Transliteration to Latin script. Unicode has made it possible to write queries in any language. But handling the full range of Unicode characters would make matching more complicated. Text is therefore usually transliterated into an equivalent in Latin script, so that all further algorithms can work with simple ASCII code.
Each of these steps takes away a bit of information from the text, so you have to be careful what you do. To give you an obvious example, let’s have a look at abbreviations.
Abbreviations are frequently used in addresses, much more so than in regular texts. We abbreviates streets (‘st’), states (‘AZ’, ‘CA’), and even brand names (‘McDo’). Abbreviations could be seen as a special form of normalization. If all abbreviable words in a text are shortened during normalization, then the problem can simply be ignored afterwards. However, this might be dangerous. A single abbreviation often is a placeholder for different words. Consider the famous example of ‘St Andrew’s St’ where ‘st’ stands once for ‘saint’ and once for ‘street’. Often the meaning is obvious enough from the context but there are cases where loosing the original information leads to worse search results.
Normalization in search
There are two places where normalization is used in a search engine:
Normalization of names during import. When a new place is imported into the database, its names are normalized and only the normalized form is saved in the search index.
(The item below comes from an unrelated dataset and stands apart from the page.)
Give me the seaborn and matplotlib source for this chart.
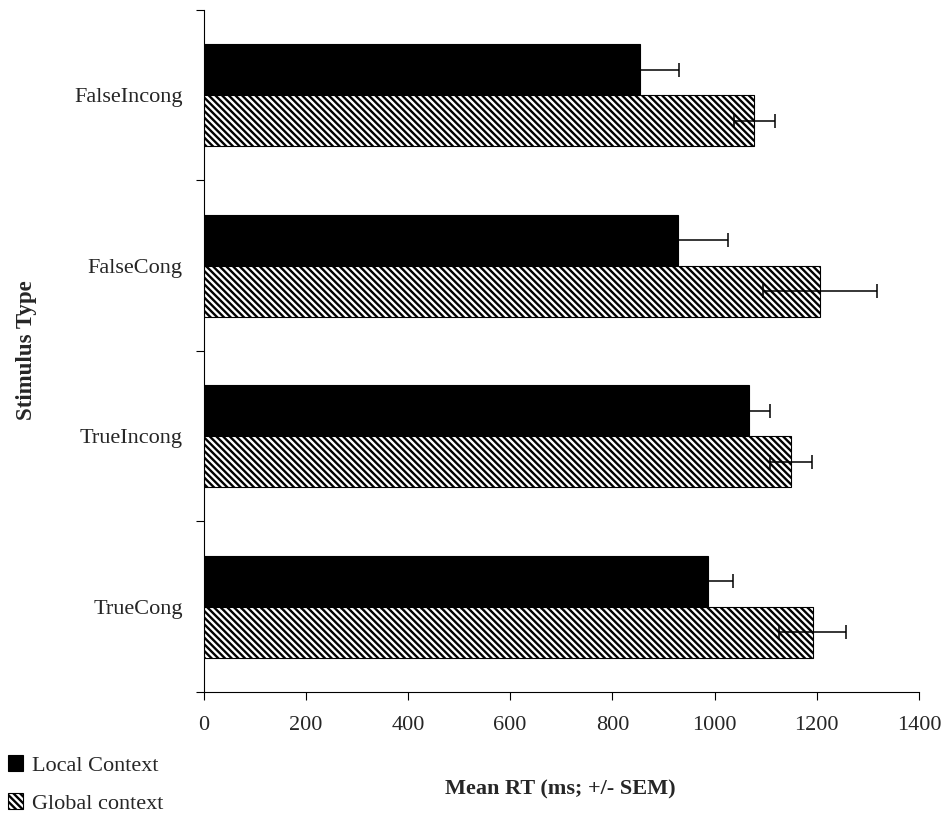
import matplotlib
matplotlib.use("Agg")
import matplotlib.pyplot as plt
from matplotlib.ticker import FixedLocator
import numpy as np
import pandas as pd
import seaborn as sns

# Mean reaction times and standard errors per stimulus type
stimulus_types = ["FalseIncong", "FalseCong", "TrueIncong", "TrueCong"]
contexts = ["Local Context", "Global context"]
local_mean = [854, 929, 1067, 988]
local_sem = [76, 97, 41, 49]
global_mean = [1078, 1206, 1149, 1192]
global_sem = [40, 112, 41, 65]
x_ticks = [0, 200, 400, 600, 800, 1000, 1200, 1400]

df = pd.DataFrame({
    "Stimulus": stimulus_types * 2,
    "Context": [contexts[0]] * 4 + [contexts[1]] * 4,
    "RT": local_mean + global_mean,
})
sems = {contexts[0]: local_sem, contexts[1]: global_sem}

sns.set_style("ticks")
plt.rcParams["font.family"] = ["Liberation Serif", "DejaVu Serif"]
plt.rcParams["hatch.linewidth"] = 1.7
plt.rcParams["hatch.color"] = "black"

fig = plt.figure(figsize=(9.48, 8.17), dpi=100)
ax = fig.add_axes([0.2147, 0.153, 0.7547, 0.8348])

sns.barplot(data=df, y="Stimulus", x="RT", hue="Context",
            order=stimulus_types, hue_order=contexts,
            palette=["black", "white"], width=0.6, errorbar=None,
            edgecolor="black", linewidth=0.8, legend=False, ax=ax)

# Dense diagonal hatch for the global-context bars
for patch in ax.containers[1]:
    patch.set_facecolor("white")
    patch.set_hatch("\\\\\\\\\\")
    patch.set_edgecolor("black")

# SEM error bars, placed on the bar centres
for cont, ctx in zip(ax.containers, contexts):
    ys = [p.get_y() + p.get_height() / 2 for p in cont]
    xs = [p.get_width() for p in cont]
    ax.errorbar(xs, ys, xerr=sems[ctx], fmt="none", ecolor="black",
                elinewidth=1.1, capsize=4.7, capthick=1.1, zorder=5)

ax.set_xlim(0, 1400)
ax.set_xticks(x_ticks)
ax.set_ylim(3.5, -0.5)

# Category separators as minor ticks; labels sit between them
ax.yaxis.set_minor_locator(FixedLocator([-0.5, 0.5, 1.5, 2.5, 3.5]))
ax.tick_params(axis="y", which="major", length=0, pad=15, labelsize=16)
ax.tick_params(axis="y", which="minor", length=6, width=0.8, color="black")
ax.tick_params(axis="x", which="major", length=6, width=0.8, color="black",
               pad=11, labelsize=16)

for side in ["top", "right"]:
    ax.spines[side].set_visible(False)
for side in ["left", "bottom"]:
    ax.spines[side].set_color("black")
    ax.spines[side].set_linewidth(0.8)

ax.set_xlabel("Mean RT (ms; +/- SEM)", fontsize=16, fontweight="bold")
ax.set_ylabel("Stimulus Type", fontsize=16.5, fontweight="bold")
ax.xaxis.set_label_coords(0.498, -0.143)
ax.xaxis.label.set_va("center")
ax.yaxis.set_label_coords(-0.247, 0.501)
ax.yaxis.label.set_va("center")

handles = [ax.containers[0][0], ax.containers[1][0]]
fig.legend(handles=handles, labels=contexts, loc="upper left",
           bbox_to_anchor=(0.0081, 0.0757), frameon=False, fontsize=16,
           handlelength=0.7, handleheight=0.7, handletextpad=0.4,
           labelspacing=0.8, borderpad=0, borderaxespad=0)

fig.savefig("out.png", dpi=100, facecolor="white")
Normalization of the query. At query time, the incoming query text is first normalized and then compared against the search index.
Here is the tricky part: the two steps have to use exactly the same normalization (or at least algorithms that are compatible in that they yield the same normalized form for the same kind of information). This makes it very hard to change the normalization process in a search software. If you do this, then you either have to reimport or renormalize your entire database. Or you have to provide the means that existing installations still can use their old way of normalizing text.
Normalization in Nominatim
Nominatim has a rather crude normalization process. First the text is transliterated into ASCII with a home-made translation table and then some hard-coded replacements are applied to provide for simple abbreviation support. All this is implemented in an extension to PostgreSQL. Doing this was a sensible decision at the time. Most of the process of importing data is implemented in pl/pgSQL, in PostgreSQL functions. The query code is written in PHP. Having the normalization in an SQL function means that both parts of the code are guaranteed to use the same algorithm. Implementing it as a PostgreSQL C function means that it is blazingly fast.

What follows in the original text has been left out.